**MATERIAL:**
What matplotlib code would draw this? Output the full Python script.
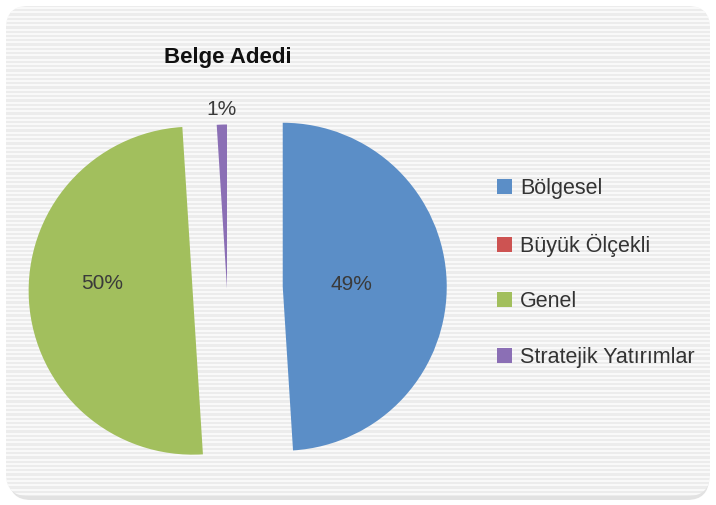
import matplotlib
matplotlib.use('Agg')
import matplotlib.pyplot as plt
import numpy as np
from matplotlib.patches import FancyBboxPatch

categories = ['Bölgesel', 'Büyük Ölçekli', 'Genel', 'Stratejik Yatırımlar']
shares = [49, 0, 50, 1]
colors = ['#5b8ec7', '#cd5352', '#a2bf5d', '#8b6fb5']
explode = [0.34, 0, 0.21, 0]
label_dist = [0.42, 0, 0.55, 1.09]
label_dy = [0, 0, 0.08, 0]

plt.rcParams['font.family'] = ['Liberation Sans', 'DejaVu Sans']

W, H = 716, 505
fig = plt.figure(figsize=(W / 100, H / 100), dpi=100)
fig.patch.set_facecolor('white')

# striped rounded background
bg = fig.add_axes([0, 0, 1, 1])
bg.set_xlim(0, W)
bg.set_ylim(H, 0)
bg.axis('off')
shadow = FancyBboxPatch((9, 12), 700, 488, boxstyle='round,pad=0,rounding_size=22',
                        fc='#e2e2e2', ec='none')
box = FancyBboxPatch((6, 6), 704, 490, boxstyle='round,pad=0,rounding_size=22',
                     fc='#ececec', ec='none')
bg.add_patch(shadow)
bg.add_patch(box)
for y in np.arange(8, 496, 4.3):
    ln = bg.axhline(y, color='white', lw=1.2, alpha=0.85)
    ln.set_clip_path(box)

# pie
ax = fig.add_axes([0, 0, 1, 1])
ax.patch.set_alpha(0)
wedges, texts, autotexts = ax.pie(
    shares, colors=colors, explode=explode, startangle=90, counterclock=False,
    autopct=lambda p: '%d%%' % round(p) if p > 0.5 else '',
    textprops=dict(fontsize=15, color='#3a3a3a'))
r_px = 164
cx, cy = 227, 288.5
ax.set_xlim(-cx / r_px, (W - cx) / r_px)
ax.set_ylim((cy - H) / r_px, cy / r_px)
ax.set_aspect('auto')
for w, t, d, dy in zip(wedges, autotexts, label_dist, label_dy):
    ang = np.deg2rad((w.theta1 + w.theta2) / 2)
    x0, y0 = w.center
    t.set_position((x0 + d * np.cos(ang), y0 + d * np.sin(ang) + dy))

fig.text(228 / W, 1 - 58 / H, 'Belge Adedi', ha='center', va='center',
         fontsize=16, weight='bold', color='#111111')

leg = fig.legend(wedges, categories, loc='center left',
                 bbox_to_anchor=(478 / W, 1 - 273 / H), frameon=False,
                 fontsize=15.5, handlelength=0.7, handleheight=0.7,
                 handletextpad=0.35, labelspacing=1.6)
for t in leg.get_texts():
    t.set_color('#333333')

plt.savefig('out.png', dpi=100)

**WRITTEN PROBLEM:**
Take the lines from the start of the material to the line with "fig.patch.set_facecolor('white')", both included, and transcribe them exactly without the pictures.

**EXERCISE SOLUTION:**
What matplotlib code would draw this? Output the full Python script.
import matplotlib
matplotlib.use('Agg')
import matplotlib.pyplot as plt
import numpy as np
from matplotlib.patches import FancyBboxPatch

categories = ['Bölgesel', 'Büyük Ölçekli', 'Genel', 'Stratejik Yatırımlar']
shares = [49, 0, 50, 1]
colors = ['#5b8ec7', '#cd5352', '#a2bf5d', '#8b6fb5']
explode = [0.34, 0, 0.21, 0]
label_dist = [0.42, 0, 0.55, 1.09]
label_dy = [0, 0, 0.08, 0]

plt.rcParams['font.family'] = ['Liberation Sans', 'DejaVu Sans']

W, H = 716, 505
fig = plt.figure(figsize=(W / 100, H / 100), dpi=100)
fig.patch.set_facecolor('white')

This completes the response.